Chiudono gli interventi nel finale di celebrazione il sindaco Marco Fioravanti e i tre nipoti. Alessandra, Alessio e Iole. Ascoltando questi ultimi capisci perché la famiglia ha scelto di vivere intimamente un momento tanto doloroso. Di evitare, scontentando tanti, la camera ardente aperta al pubblico. Capisci che è stato giusto così. Che Carletto Mazzone non è stato un grande solo sui campi di calcio. Che è stato un fuoriclasse anche in quella sua casa. Dove tornava, puntualmente, ogni domenica notte. A tutti i costi. Perchè il lunedì in famiglia era sacro per lui. E sacra la sua famiglia. Diventata con gli anni sempre più numerosa con l’arrivo di nipoti e pronipoti. Per i quali è stato patrimonio di umanità, miniera vivente e inesauribile di insegnamenti.
«Dovete esse – raccomandava sempre loro come ricorda Alessio – forti e gaiardi, ma sempre rispettosi e gentili con tutti. Eravamo la sua squadra vincente. E il capitano di quella squadra è stata nonna. Una donna straordinaria anche lei». Più lacrime che parole ora, mentre dentro e fuori la chiesa piovono applausi spontanei senza fine.

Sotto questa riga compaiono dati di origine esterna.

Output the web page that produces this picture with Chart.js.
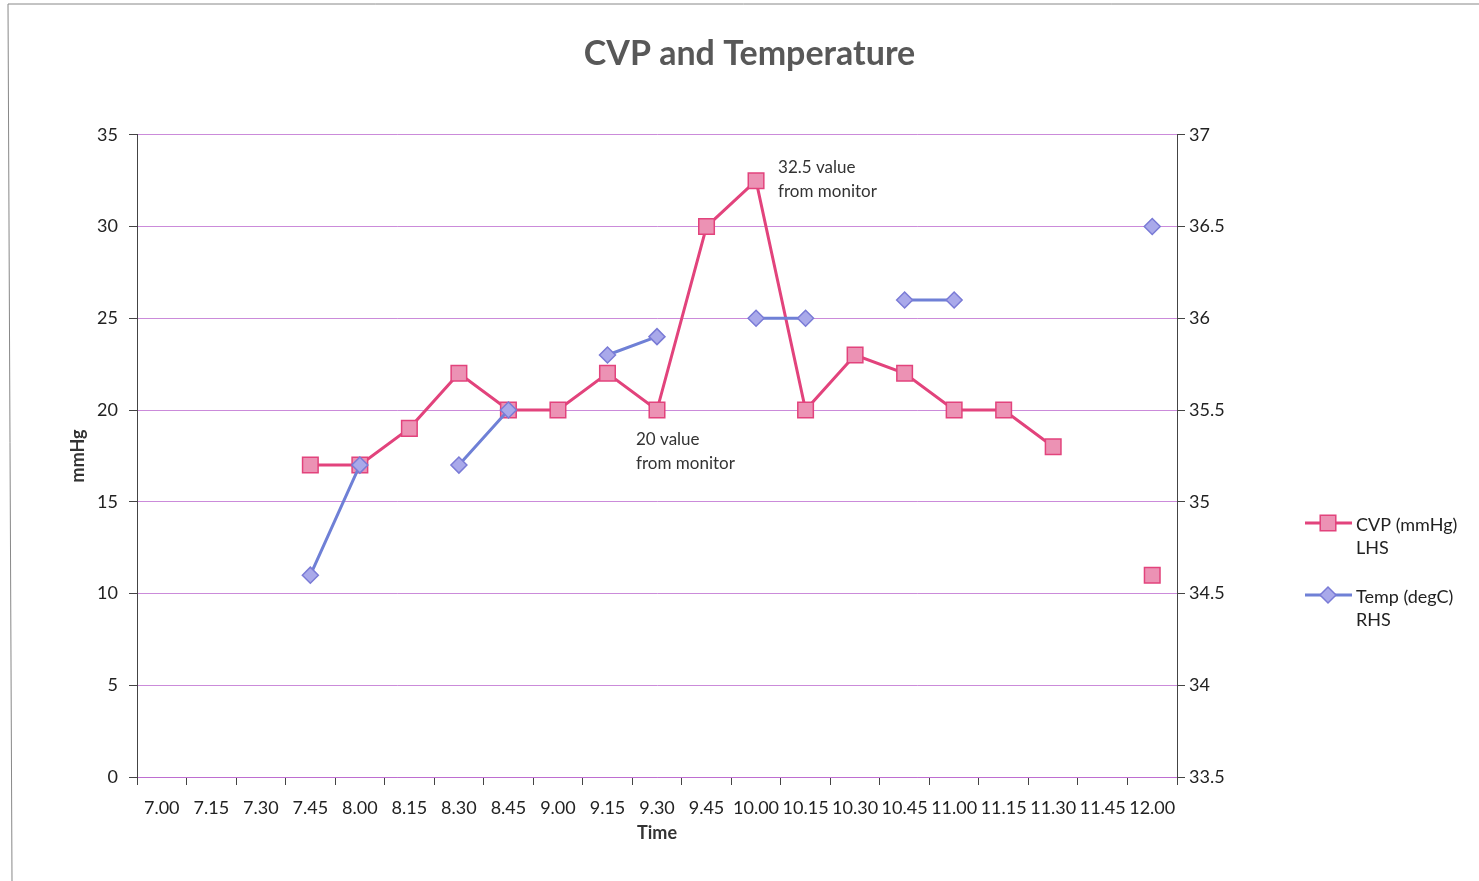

In Piazza del Popolo fra i bandieroni che sventolano la gente aspetta solo che il feretro si fermi in mezzo a loro.
I romanisti della “Brigata Magara” hanno portato anche un lungo striscione. “In panchina un gladiatore. Nella vita un gran signore” c’è scritto. Cori e lacrime adesso. Ma le voci, ora, si strozzano in gola. Ci mancherai. Lo sappiamo. Mancherai a tutti. Il carro con la bara di Carlo Mazzone, coperta di fiori e maglie di ogni colore, e il piccolo corteo dei famigliari che lo segue, viene bloccato e avvolto per lunghi minuti dall’abbraccio, forte, caldo, della folla. Di quelli che non si dimenticano più.